Data rows:
━━━
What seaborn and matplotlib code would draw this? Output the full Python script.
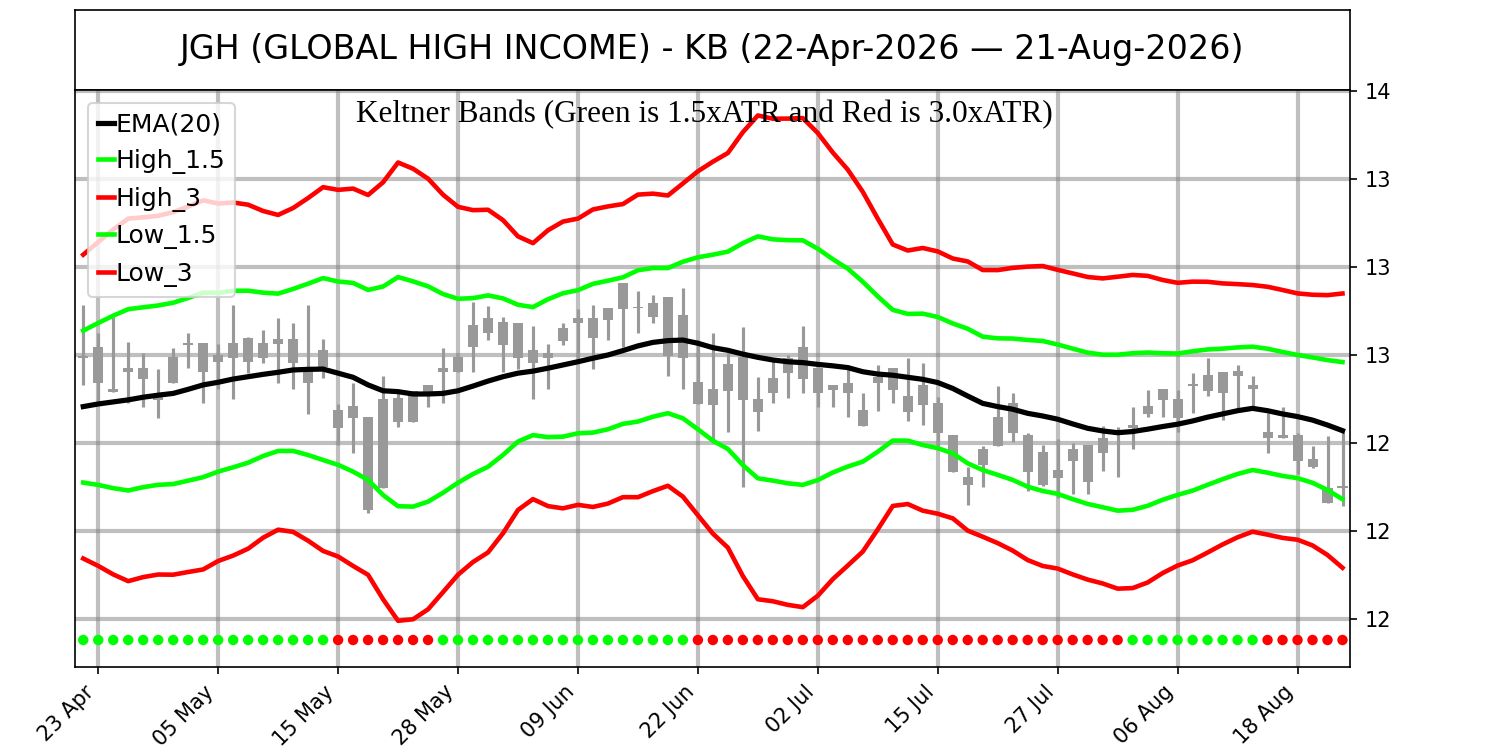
━━━
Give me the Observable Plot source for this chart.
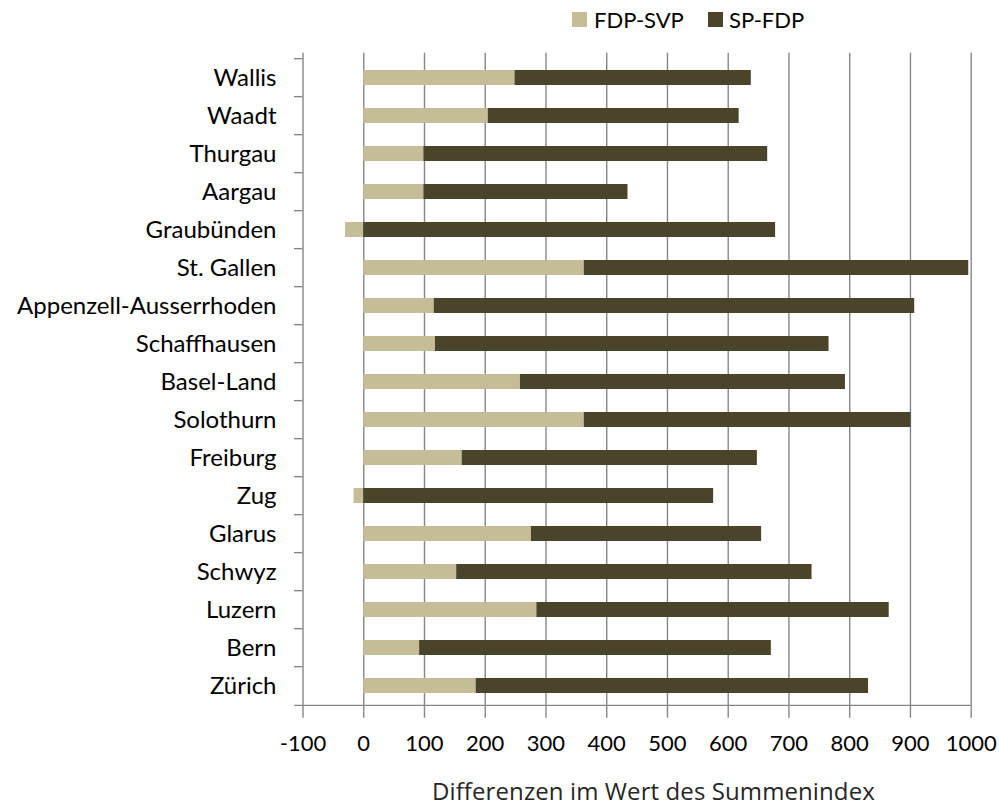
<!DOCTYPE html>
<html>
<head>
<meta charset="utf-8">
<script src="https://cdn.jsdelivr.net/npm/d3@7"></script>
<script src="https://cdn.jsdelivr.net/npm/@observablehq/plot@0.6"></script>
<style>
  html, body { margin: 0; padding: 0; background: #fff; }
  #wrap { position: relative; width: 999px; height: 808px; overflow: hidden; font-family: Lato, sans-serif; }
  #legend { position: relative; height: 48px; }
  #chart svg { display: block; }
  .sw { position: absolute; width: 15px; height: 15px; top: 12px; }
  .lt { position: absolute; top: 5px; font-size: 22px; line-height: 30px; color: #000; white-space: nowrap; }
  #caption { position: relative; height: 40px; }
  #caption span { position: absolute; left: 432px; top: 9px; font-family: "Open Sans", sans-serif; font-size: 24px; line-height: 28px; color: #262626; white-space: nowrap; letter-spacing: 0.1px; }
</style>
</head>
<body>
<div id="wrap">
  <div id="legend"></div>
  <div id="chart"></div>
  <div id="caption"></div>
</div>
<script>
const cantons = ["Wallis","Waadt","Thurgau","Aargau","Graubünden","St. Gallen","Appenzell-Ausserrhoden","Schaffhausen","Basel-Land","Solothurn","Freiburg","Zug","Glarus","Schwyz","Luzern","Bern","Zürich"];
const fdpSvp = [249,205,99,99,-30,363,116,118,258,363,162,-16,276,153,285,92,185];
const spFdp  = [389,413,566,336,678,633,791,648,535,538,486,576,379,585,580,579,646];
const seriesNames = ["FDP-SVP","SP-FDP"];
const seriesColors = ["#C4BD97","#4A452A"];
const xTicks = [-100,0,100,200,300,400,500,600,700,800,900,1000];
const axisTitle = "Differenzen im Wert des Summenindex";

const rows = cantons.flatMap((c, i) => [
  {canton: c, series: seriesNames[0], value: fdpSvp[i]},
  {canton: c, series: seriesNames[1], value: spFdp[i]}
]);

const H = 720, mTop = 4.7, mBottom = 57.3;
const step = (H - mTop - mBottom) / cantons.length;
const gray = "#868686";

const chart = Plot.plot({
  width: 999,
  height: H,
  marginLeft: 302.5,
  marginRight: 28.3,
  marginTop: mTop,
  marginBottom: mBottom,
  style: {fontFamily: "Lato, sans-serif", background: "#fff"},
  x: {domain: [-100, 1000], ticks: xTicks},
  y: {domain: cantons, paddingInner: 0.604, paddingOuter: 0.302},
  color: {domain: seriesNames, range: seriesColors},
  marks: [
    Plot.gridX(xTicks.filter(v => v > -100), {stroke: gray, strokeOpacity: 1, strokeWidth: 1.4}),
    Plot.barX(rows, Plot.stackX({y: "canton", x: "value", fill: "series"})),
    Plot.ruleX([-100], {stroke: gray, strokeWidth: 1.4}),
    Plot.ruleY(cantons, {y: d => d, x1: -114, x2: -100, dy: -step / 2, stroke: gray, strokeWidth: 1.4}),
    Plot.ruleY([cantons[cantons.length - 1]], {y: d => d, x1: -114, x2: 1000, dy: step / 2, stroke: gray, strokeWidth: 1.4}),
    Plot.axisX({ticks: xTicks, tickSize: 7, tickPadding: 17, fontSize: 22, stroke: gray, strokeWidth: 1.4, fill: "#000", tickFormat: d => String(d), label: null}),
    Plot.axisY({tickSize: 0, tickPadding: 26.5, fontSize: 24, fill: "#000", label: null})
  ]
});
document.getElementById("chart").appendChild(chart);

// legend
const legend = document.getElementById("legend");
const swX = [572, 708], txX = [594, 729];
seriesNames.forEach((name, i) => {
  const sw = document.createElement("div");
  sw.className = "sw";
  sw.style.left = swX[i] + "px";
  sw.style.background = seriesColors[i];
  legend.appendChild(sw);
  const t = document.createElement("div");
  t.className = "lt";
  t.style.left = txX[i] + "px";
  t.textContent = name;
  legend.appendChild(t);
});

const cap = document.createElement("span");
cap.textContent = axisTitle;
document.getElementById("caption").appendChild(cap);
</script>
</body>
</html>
━━━
Work to be completed: Keep only the lines that hold the string "this", and copy them out.

Written response:
What seaborn and matplotlib code would draw this? Output the full Python script.
Give me the Observable Plot source for this chart.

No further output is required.